Ingredients (for 4 – 6 cannoli)
for the shells:

  • 150 g of ’00’ flour
  • 50 g of caster sugar
  • 25 g of lard
  • 10 g cocoa powder
  • 1 egg
  • 1 tablespoon of marsala or white wine
  • extra virgin olive oil

for the filling:

  • 500 g of sheep’s milk ricotta
  • 150 g of sugar
  • vanilla extract
  • dark chocolate
  • candied orange peel
  • chopped pistachios

Method (for the shells): Place all ingredients in a bowl and mix, adding a little wine or vinegar, while bearing in mind that, when finished, the dough should have the same consistency as egg pasta. Cover the dough with a dish towel and allow to rest for about 30 minutes, then roll out with a rolling pin to create thin sheets (an egg pasta machine can also be used). Cut out oval shapes, if necessary using kitchen paper as a template. Wrap the shapes thus obtained around special tin tubes (reeds were once used for this purpose, hence the name), overlapping the edges of the dough by a few millimetres and brushing with lightly beaten egg white to hold in place and prevent the cannoli from opening during cooking. Fry them in hot lard or olive oil. Allow to dry and cool. Carefully remove the tin tubes.
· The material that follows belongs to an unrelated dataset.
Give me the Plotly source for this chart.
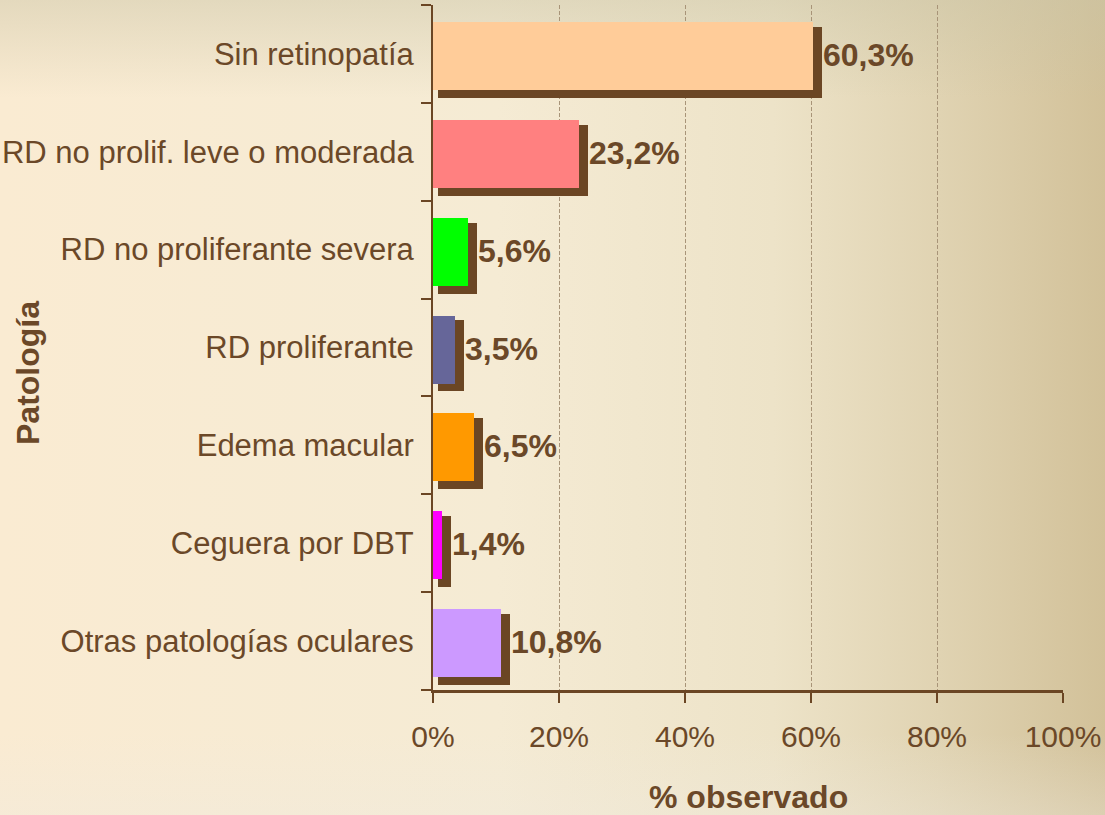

One version entails adding cocoa to the dough, but this only really serves to make the shells darker in colour and has little effect on the flavour.
Method (for the filling): Pass the ricotta cheese through a fine sieve (the use of electric whisks or mixers is not recommended as they will make the ricotta too thin), add the vanilla extract, chocolate flakes and sugar. Once all the cannoli have been filled, decorate with the candied orange peel and ground pistachios, then dust with icing sugar.